* What the exercise asks *
Transcribe every line from the top down to the line with "plt.rcParams['mathtext.fontset'] = 'cm'", both ends included, but not the pictures.

* Recorded information *
————
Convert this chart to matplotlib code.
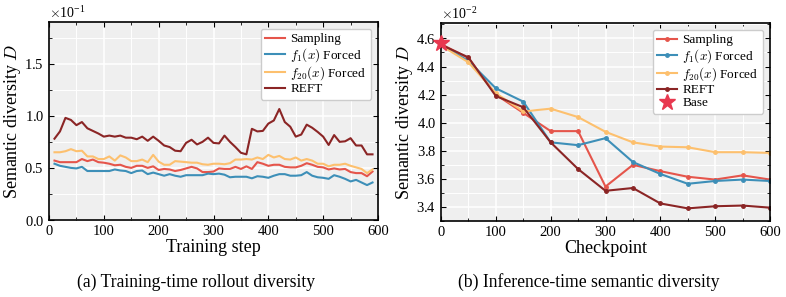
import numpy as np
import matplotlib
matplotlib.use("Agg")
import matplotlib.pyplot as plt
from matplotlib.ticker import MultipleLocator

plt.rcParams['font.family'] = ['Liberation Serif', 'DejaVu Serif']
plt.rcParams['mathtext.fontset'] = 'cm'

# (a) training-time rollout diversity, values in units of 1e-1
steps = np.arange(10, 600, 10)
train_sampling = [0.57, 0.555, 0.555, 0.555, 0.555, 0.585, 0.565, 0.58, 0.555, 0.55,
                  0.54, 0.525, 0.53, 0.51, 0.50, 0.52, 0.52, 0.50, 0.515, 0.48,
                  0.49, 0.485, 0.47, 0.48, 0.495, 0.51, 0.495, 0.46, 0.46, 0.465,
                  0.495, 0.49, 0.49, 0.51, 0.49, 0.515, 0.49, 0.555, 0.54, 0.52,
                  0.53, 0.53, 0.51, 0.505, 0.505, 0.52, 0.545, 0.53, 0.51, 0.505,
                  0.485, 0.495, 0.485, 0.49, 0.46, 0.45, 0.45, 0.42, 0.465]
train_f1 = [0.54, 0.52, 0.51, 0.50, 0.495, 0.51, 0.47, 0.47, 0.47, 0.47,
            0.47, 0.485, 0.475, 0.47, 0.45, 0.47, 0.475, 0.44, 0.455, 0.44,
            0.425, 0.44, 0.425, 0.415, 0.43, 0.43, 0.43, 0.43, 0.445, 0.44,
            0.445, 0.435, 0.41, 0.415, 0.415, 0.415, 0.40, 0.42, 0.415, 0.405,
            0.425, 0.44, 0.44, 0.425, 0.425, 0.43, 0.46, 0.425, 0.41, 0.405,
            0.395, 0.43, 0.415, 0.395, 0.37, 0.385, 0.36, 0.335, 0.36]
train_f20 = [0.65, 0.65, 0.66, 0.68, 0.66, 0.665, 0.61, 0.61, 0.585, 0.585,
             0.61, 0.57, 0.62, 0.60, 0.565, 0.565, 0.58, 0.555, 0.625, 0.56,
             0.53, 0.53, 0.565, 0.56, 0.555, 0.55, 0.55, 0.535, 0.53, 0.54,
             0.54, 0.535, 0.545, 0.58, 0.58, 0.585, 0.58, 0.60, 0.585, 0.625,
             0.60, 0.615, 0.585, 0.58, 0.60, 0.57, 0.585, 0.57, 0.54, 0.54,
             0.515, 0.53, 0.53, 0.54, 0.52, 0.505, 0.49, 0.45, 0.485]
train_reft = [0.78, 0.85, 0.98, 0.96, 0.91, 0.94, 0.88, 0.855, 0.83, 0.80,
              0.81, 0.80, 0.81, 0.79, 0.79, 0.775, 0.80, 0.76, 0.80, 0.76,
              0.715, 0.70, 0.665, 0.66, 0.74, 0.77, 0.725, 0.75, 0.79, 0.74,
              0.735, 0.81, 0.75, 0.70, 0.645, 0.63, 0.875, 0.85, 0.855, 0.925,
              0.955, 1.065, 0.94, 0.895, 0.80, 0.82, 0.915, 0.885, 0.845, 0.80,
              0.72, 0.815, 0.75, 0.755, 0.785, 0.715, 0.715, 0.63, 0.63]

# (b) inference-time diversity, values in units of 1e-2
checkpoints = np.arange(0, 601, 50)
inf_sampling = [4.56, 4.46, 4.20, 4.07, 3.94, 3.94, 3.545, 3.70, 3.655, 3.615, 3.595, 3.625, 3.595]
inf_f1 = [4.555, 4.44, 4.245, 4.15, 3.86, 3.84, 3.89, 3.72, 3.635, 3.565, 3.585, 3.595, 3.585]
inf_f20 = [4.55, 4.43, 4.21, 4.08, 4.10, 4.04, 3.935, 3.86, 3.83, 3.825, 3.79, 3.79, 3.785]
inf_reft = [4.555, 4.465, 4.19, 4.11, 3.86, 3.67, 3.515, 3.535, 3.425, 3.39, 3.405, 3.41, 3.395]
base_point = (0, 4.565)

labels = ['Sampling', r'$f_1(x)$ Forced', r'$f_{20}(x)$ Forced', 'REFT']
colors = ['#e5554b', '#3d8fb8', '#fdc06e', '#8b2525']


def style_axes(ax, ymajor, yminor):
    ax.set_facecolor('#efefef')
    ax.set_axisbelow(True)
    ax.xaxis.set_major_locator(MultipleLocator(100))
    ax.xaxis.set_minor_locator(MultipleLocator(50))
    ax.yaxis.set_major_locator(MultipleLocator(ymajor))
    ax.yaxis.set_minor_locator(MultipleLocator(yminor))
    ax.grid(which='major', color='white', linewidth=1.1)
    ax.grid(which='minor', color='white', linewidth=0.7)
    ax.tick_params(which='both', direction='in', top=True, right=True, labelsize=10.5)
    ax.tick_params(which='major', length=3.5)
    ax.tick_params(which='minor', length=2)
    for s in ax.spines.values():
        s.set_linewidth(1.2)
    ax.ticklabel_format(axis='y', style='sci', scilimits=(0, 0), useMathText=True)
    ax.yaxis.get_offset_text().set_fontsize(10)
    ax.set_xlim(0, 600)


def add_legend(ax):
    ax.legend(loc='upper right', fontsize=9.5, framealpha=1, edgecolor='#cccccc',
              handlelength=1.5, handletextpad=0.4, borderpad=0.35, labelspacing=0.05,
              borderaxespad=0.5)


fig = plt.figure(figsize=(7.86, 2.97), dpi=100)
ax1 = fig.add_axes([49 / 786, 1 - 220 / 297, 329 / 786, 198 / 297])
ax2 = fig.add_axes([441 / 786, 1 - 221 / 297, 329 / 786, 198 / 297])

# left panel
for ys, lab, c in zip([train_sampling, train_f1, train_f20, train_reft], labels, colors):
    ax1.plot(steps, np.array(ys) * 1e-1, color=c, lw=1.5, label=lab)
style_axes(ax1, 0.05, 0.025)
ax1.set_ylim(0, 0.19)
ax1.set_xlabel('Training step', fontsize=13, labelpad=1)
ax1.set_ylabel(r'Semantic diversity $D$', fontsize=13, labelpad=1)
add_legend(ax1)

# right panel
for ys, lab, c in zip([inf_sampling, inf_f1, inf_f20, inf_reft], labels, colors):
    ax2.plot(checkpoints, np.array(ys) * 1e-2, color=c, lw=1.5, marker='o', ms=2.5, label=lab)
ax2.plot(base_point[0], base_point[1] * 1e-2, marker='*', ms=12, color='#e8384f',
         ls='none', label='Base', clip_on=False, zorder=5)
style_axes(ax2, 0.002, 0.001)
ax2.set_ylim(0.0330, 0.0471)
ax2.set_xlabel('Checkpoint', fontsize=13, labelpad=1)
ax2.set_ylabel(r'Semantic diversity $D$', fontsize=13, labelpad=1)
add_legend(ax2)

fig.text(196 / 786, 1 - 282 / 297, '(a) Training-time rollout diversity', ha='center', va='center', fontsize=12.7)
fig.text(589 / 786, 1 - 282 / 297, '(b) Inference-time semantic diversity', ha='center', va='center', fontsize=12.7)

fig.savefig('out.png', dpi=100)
————
* Exercise output *
Convert this chart to matplotlib code.
import numpy as np
import matplotlib
matplotlib.use("Agg")
import matplotlib.pyplot as plt
from matplotlib.ticker import MultipleLocator

plt.rcParams['font.family'] = ['Liberation Serif', 'DejaVu Serif']
plt.rcParams['mathtext.fontset'] = 'cm'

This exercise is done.